Prior to his appointment at Duke, he was interim co-director of the Institute of Liturgical Studies at Valparaiso University, editor of CrossAccent: Journal of the Association of Lutheran Church Musicians, and held visiting faculty appointments at Gustavus Adolphus College and the University of Delaware. He continues to serve as cantor at the Lutheran Summer Music Academy and Festival, a four-week summer program in church music for high school students.

Fothergill completed degrees in organ performance at Gustavus Adolphus College and the University of Iowa. He is a doctoral candidate in musicology at Temple University, Philadelphia, and researches the social and vocational histories of Lutheran cantors from the Reformation through the time of J. S. Bach. As a scholar-performer, he is frequently engaged as a worship leader, speaker, writer, consultant, and composer. He is author of Sing with All the People of God: A Handbook for Church Musicians and has fulfilled commissions for articles, blogs, compositions, editorials, reviews, and reference entries for several worship resources and professional journals.

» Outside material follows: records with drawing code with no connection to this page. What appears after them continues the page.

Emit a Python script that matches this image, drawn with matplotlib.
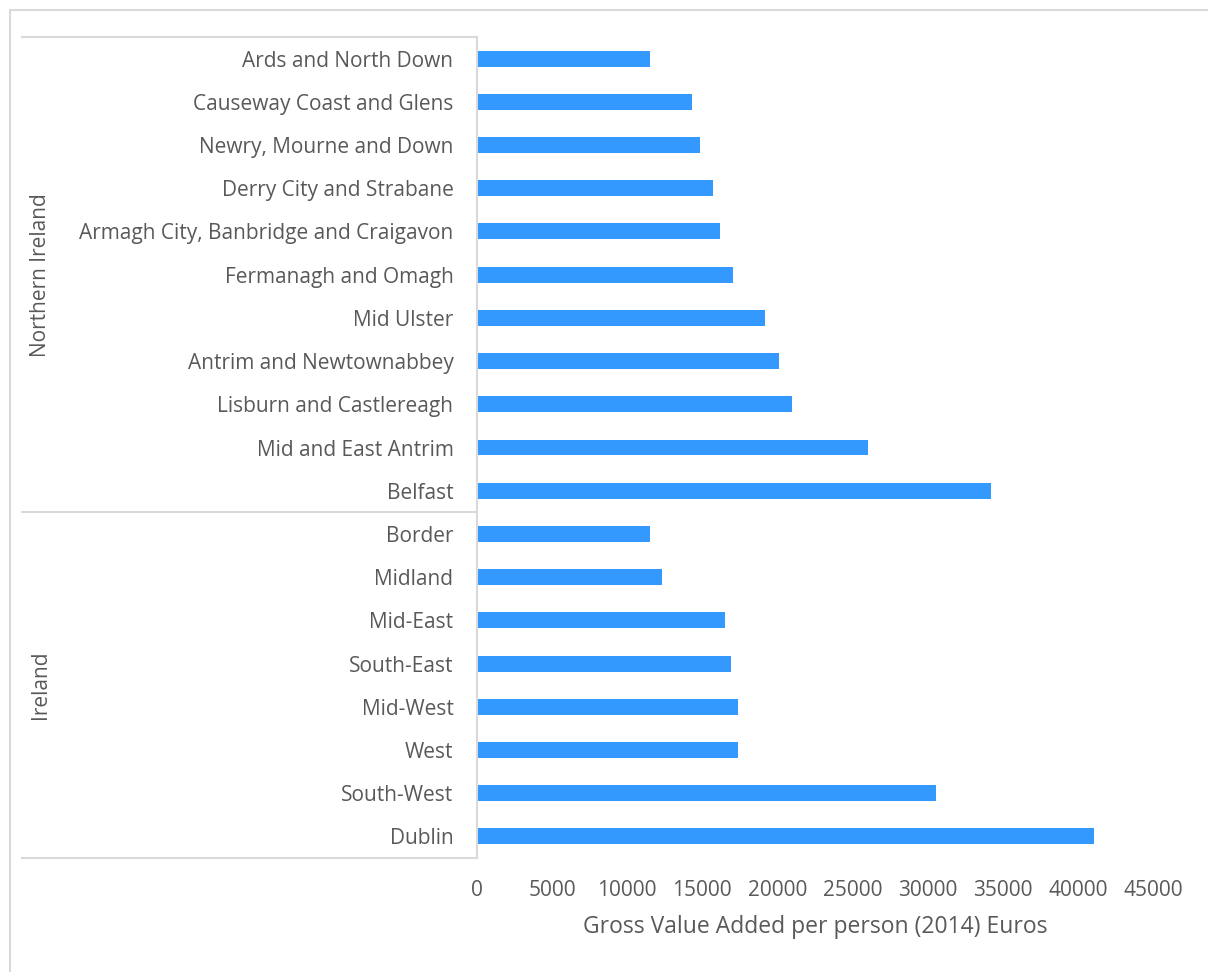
import matplotlib.pyplot as plt
import matplotlib.transforms as mtransforms
from matplotlib.patches import Rectangle
import numpy as np

plt.rcParams['font.family'] = ['Open Sans', 'DejaVu Sans']

# Regions, top to bottom, and their GVA per person (2014, euros)
ni_regions = [
    'Ards and North Down', 'Causeway Coast and Glens', 'Newry, Mourne and Down',
    'Derry City and Strabane', 'Armagh City, Banbridge and Craigavon',
    'Fermanagh and Omagh', 'Mid Ulster', 'Antrim and Newtownabbey',
    'Lisburn and Castlereagh', 'Mid and East Antrim', 'Belfast',
]
ni_values = [11500, 14300, 14850, 15700, 16150, 17050, 19150, 20100, 20950, 26000, 34200]

ie_regions = ['Border', 'Midland', 'Mid-East', 'South-East', 'Mid-West', 'West',
              'South-West', 'Dublin']
ie_values = [11500, 12300, 16500, 16900, 17350, 17350, 30550, 41100]

groups = ['Northern Ireland', 'Ireland']
xticks = np.arange(0, 45001, 5000)

labels = ni_regions + ie_regions
values = ni_values + ie_values
ypos = np.arange(len(labels))

text_color = '#595959'
line_color = '#D9D9D9'
W, H = 1208, 972

fig = plt.figure(figsize=(W / 100, H / 100), dpi=100)
ax = fig.add_axes([477 / W, 1 - 858 / H, (1153 - 477) / W, (858 - 37) / H])

ax.barh(ypos, values, height=0.37, color='#3399FF')
ax.set_xlim(0, 45000)
ax.set_ylim(len(labels) - 0.5, -0.5)

ax.set_xticks(xticks)
ax.set_xticklabels([str(t) for t in xticks])
ax.set_yticks(ypos)
ax.set_yticklabels(labels)
ax.tick_params(axis='y', length=0, pad=17, labelsize=15, labelcolor=text_color)
ax.tick_params(axis='x', length=0, pad=16, labelsize=15, labelcolor=text_color)

for side in ['top', 'right', 'bottom']:
    ax.spines[side].set_visible(False)
ax.spines['left'].set_color(line_color)
ax.spines['left'].set_linewidth(1.5)

ax.set_xlabel('Gross Value Added per person (2014) Euros', fontsize=16.5,
              color=text_color, labelpad=10)

# group brackets on the category axis
trans = mtransforms.blended_transform_factory(fig.transFigure, ax.transData)
n_ni = len(ni_regions)
bounds = [-0.5, n_ni - 0.5, len(labels) - 0.5]
for b in bounds:
    ax.plot([22 / W, 477 / W], [b, b], transform=trans, color=line_color,
            lw=1.5, clip_on=False)

centers = [(bounds[0] + bounds[1]) / 2, (bounds[1] + bounds[2]) / 2]
for name, c in zip(groups, centers):
    ax.text(41 / W, c, name, transform=trans, rotation=90, ha='center',
            va='center', fontsize=15, color=text_color)

# chart frame
fig.patches.append(Rectangle((9.5 / W, -0.1), 1.2, 1 - 9.5 / H + 0.1,
                             transform=fig.transFigure, fill=False,
                             edgecolor=line_color, lw=1.5))

plt.savefig('out.png', dpi=100)
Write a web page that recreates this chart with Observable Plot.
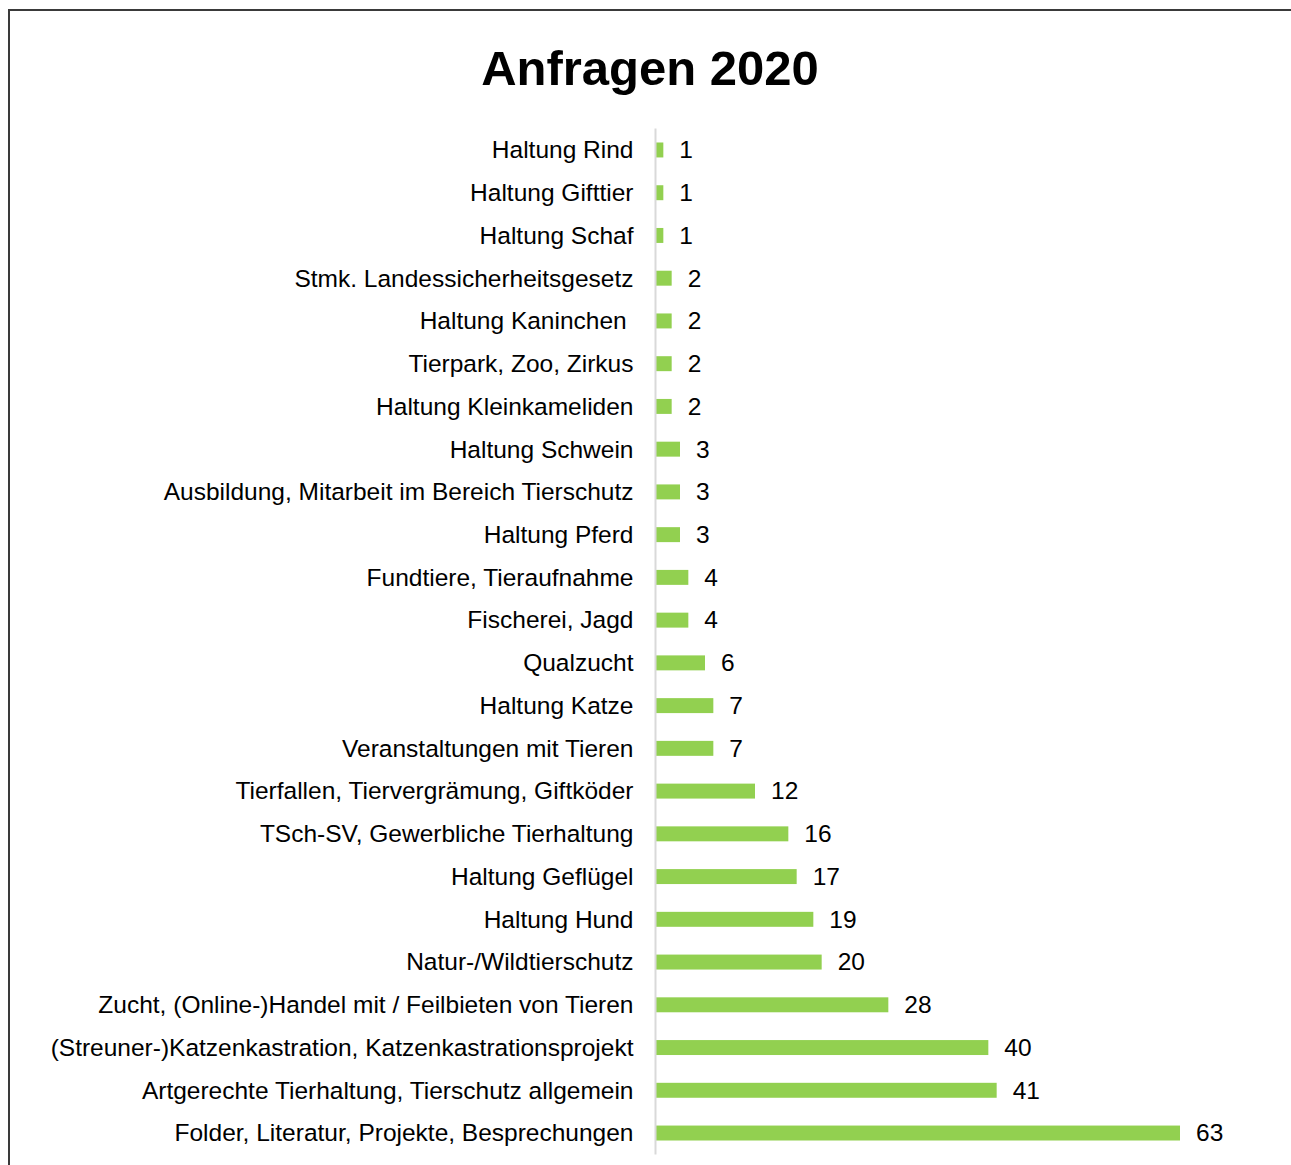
<!DOCTYPE html>
<html>
<head>
<meta charset="utf-8">
<script src="https://cdn.jsdelivr.net/npm/d3@7"></script>
<script src="https://cdn.jsdelivr.net/npm/@observablehq/plot@0.6"></script>
<style>
  html, body { margin: 0; padding: 0; background: #fff; }
  body { width: 1291px; height: 1165px; position: relative; overflow: hidden; font-family: "Liberation Sans", Arial, sans-serif; }
  #frame { position: absolute; left: 8px; top: 9px; width: 1400px; height: 1300px; border: 2px solid #3a3a3a; box-sizing: border-box; }
  #title { position: absolute; left: 0; width: 1300px; top: 40px; text-align: center; font-size: 49px; font-weight: bold; color: #000; line-height: 56px; margin: 0; }
  #chart { position: absolute; left: 0; top: 0; }
</style>
</head>
<body>
<div id="frame"></div>
<div id="title">Anfragen 2020</div>
<div id="chart"></div>
<script>
const categories = [
  "Haltung Rind",
  "Haltung Gifttier",
  "Haltung Schaf",
  "Stmk. Landessicherheitsgesetz",
  "Haltung Kaninchen\u00a0",
  "Tierpark, Zoo, Zirkus",
  "Haltung Kleinkameliden",
  "Haltung Schwein",
  "Ausbildung, Mitarbeit im Bereich Tierschutz",
  "Haltung Pferd",
  "Fundtiere, Tieraufnahme",
  "Fischerei, Jagd",
  "Qualzucht",
  "Haltung Katze",
  "Veranstaltungen mit Tieren",
  "Tierfallen, Tiervergrämung, Giftköder",
  "TSch-SV, Gewerbliche Tierhaltung",
  "Haltung Geflügel",
  "Haltung Hund",
  "Natur-/Wildtierschutz",
  "Zucht, (Online-)Handel mit / Feilbieten von Tieren",
  "(Streuner-)Katzenkastration, Katzenkastrationsprojekt",
  "Artgerechte Tierhaltung, Tierschutz allgemein",
  "Folder, Literatur, Projekte, Besprechungen"
];
const values = [1, 1, 1, 2, 2, 2, 2, 3, 3, 3, 4, 4, 6, 7, 7, 12, 16, 17, 19, 20, 28, 40, 41, 63];

const data = categories.map((c, i) => ({category: c, value: values[i]}));

const chart = Plot.plot({
  width: 1291,
  height: 1165,
  marginLeft: 655,
  marginRight: 111,
  marginTop: 128.6,
  marginBottom: 10.6,
  style: {fontFamily: "'Liberation Sans', Arial, sans-serif", fontSize: "24.5px", color: "#000", background: "transparent"},
  x: {domain: [0, 63], axis: null},
  y: {domain: categories, paddingInner: 0.65, paddingOuter: 0.325, round: false, label: null},
  marks: [
    Plot.barX(data, {x: "value", y: "category", fill: "#92d050"}),
    Plot.ruleX([0], {stroke: "#d9d9d9", strokeWidth: 2}),
    Plot.axisY({tickSize: 0, tickPadding: 22, fontSize: 24.5, fill: "#000", label: null}),
    Plot.text(data, {x: "value", y: "category", text: d => String(d.value), textAnchor: "start", dx: 15.5, fontSize: 24.5, fill: "#000"})
  ]
});
document.getElementById("chart").appendChild(chart);
</script>
</body>
</html>
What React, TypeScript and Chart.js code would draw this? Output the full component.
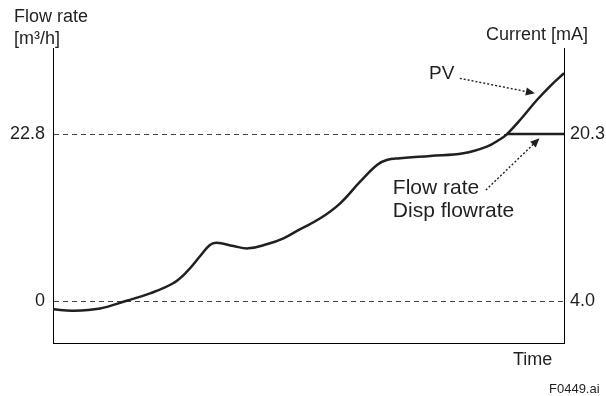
import React, { useEffect, useRef } from 'react';
import { Chart, registerables } from 'chart.js';

Chart.register(...registerables);

// ---- data ----
const timeValues = [0, 3.9, 9.2, 14.4, 19.0, 23.5, 26.2, 28.8, 30.7, 32.0, 35.3, 38.2, 41.8, 45.1, 48.3, 52.3, 56.2, 60.1, 63.4, 65.3, 67.9, 73.8, 80.3, 84.9, 87.5, 88.8, 91.4, 94.7, 97.3, 100];
const pvValues = [-1.13, -1.32, -1.02, 0.04, 1.05, 2.42, 4.0, 6.14, 7.65, 7.96, 7.51, 7.19, 7.74, 8.56, 9.79, 11.29, 13.34, 16.29, 18.57, 19.25, 19.48, 19.8, 20.16, 21.07, 22.08, 22.76, 24.71, 27.44, 29.35, 31.09];
const flowTimes = [88.8, 100];
const flowValues = [22.8, 22.8];
const leftTicks = [0, 22.8];
const rightTicks = [4.0, 20.3];
const flowRange = [-5.73, 34.54];
const currentRange = [-0.1, 28.69];
const timeRange = [0, 100];

const FONT = '"Liberation Sans", Arial, Helvetica, sans-serif';
const INK = '#231f20';

function drawArrow(ctx: CanvasRenderingContext2D, x1: number, y1: number, x2: number, y2: number) {
  const ang = Math.atan2(y2 - y1, x2 - x1);
  const head = 9;
  const hw = 4;
  const bx = x2 - head * Math.cos(ang);
  const by = y2 - head * Math.sin(ang);
  ctx.save();
  ctx.strokeStyle = INK;
  ctx.fillStyle = INK;
  ctx.lineWidth = 1.4;
  ctx.setLineDash([2, 2]);
  ctx.beginPath();
  ctx.moveTo(x1, y1);
  ctx.lineTo(bx, by);
  ctx.stroke();
  ctx.setLineDash([]);
  ctx.beginPath();
  ctx.moveTo(x2, y2);
  ctx.lineTo(bx - hw * Math.sin(ang), by + hw * Math.cos(ang));
  ctx.lineTo(bx + hw * Math.sin(ang), by - hw * Math.cos(ang));
  ctx.closePath();
  ctx.fill();
  ctx.restore();
}

const annotations = {
  id: 'annotations',
  afterDraw(chart: any) {
    const { ctx } = chart;
    const x = chart.scales.x;
    const y = chart.scales.y;
    ctx.save();
    ctx.fillStyle = INK;
    ctx.textAlign = 'left';
    ctx.textBaseline = 'alphabetic';
    ctx.font = `18px ${FONT}`;
    ctx.fillText('Flow rate', 14, 22);
    ctx.fillText('[m³/h]', 14, 44);
    ctx.fillText('Current [mA]', 486, 40);
    ctx.fillText('Time', 513, 365);
    ctx.font = `13px ${FONT}`;
    ctx.fillText('F0449.ai', 549, 393);

    ctx.font = `19px ${FONT}`;
    ctx.fillText('PV', x.getPixelForValue(73.6), y.getPixelForValue(30.27));
    ctx.font = `21px ${FONT}`;
    ctx.fillText('Flow rate', x.getPixelForValue(66.5), y.getPixelForValue(14.57));
    ctx.fillText('Disp flowrate', x.getPixelForValue(66.5), y.getPixelForValue(11.43));
    ctx.restore();

    drawArrow(ctx, x.getPixelForValue(79.6), y.getPixelForValue(30.4), x.getPixelForValue(94.3), y.getPixelForValue(28.36));
    drawArrow(ctx, x.getPixelForValue(84.7), y.getPixelForValue(15.15), x.getPixelForValue(95.2), y.getPixelForValue(22.21));
  },
};

export default function App() {
  const ref = useRef<HTMLCanvasElement | null>(null);

  useEffect(() => {
    if (!ref.current) return;
    const chart = new Chart(ref.current, {
      type: 'line',
      data: {
        datasets: [
          {
            label: 'PV',
            data: timeValues.map((t, i) => ({ x: t, y: pvValues[i] })),
            borderColor: INK,
            borderWidth: 2.5,
            pointRadius: 0,
            tension: 0.4,
            borderJoinStyle: 'round',
            fill: false,
            yAxisID: 'y',
          },
          {
            label: 'Flow rate / Disp flowrate',
            data: flowTimes.map((t, i) => ({ x: t, y: flowValues[i] })),
            borderColor: INK,
            borderWidth: 2.5,
            pointRadius: 0,
            fill: false,
            yAxisID: 'y',
          },
        ],
      },
      options: {
        animation: false,
        responsive: false,
        devicePixelRatio: 1,
        layout: { padding: { top: 48, left: 0, right: 0, bottom: 0 } },
        plugins: { legend: { display: false }, tooltip: { enabled: false } },
        scales: {
          x: {
            type: 'linear',
            min: timeRange[0],
            max: timeRange[1],
            ticks: { display: false },
            grid: { display: false },
            border: { display: true, color: '#000', width: 1 },
            afterFit: (s: any) => { s.height = 53; },
          },
          y: {
            type: 'linear',
            position: 'left',
            min: flowRange[0],
            max: flowRange[1],
            afterBuildTicks: (s: any) => { s.ticks = leftTicks.map((v) => ({ value: v })); },
            ticks: {
              padding: 8,
              color: INK,
              font: { family: FONT, size: 18 },
              callback: (v: any) => (Number(v) === 0 ? '0' : String(v)),
            },
            grid: { display: true, drawTicks: false, color: '#444', lineWidth: 1 },
            border: { display: true, color: '#000', width: 1, dash: [5, 4] },
            afterFit: (s: any) => { s.width = 53; },
          },
          y2: {
            type: 'linear',
            position: 'right',
            min: currentRange[0],
            max: currentRange[1],
            afterBuildTicks: (s: any) => { s.ticks = rightTicks.map((v) => ({ value: v })); },
            ticks: {
              padding: 6,
              color: INK,
              font: { family: FONT, size: 18 },
              callback: (v: any) => Number(v).toFixed(1),
            },
            grid: { display: false, drawTicks: false },
            border: { display: true, color: '#000', width: 1 },
            afterFit: (s: any) => { s.width = 42; },
          },
        },
      },
      plugins: [annotations],
    });
    return () => chart.destroy();
  }, []);

  return (
    <div style={{ position: 'absolute', left: 0, top: 0, width: 606, height: 396, background: '#fff' }}>
      <canvas ref={ref} width={606} height={396} style={{ width: 606, height: 396 }} />
    </div>
  );
}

Fothergill has presented solo recitals, lecture-recitals, hymn festivals, workshops, and papers at gatherings of, among others: the American Guild of Organists; Haydn Society of North America; National Worship Conference of the Evangelical Lutheran and Anglican Churches of Canada; North American Conference on Nineteenth-Century Music; Society for Christian Scholarship in Music; and congregations throughout the United States.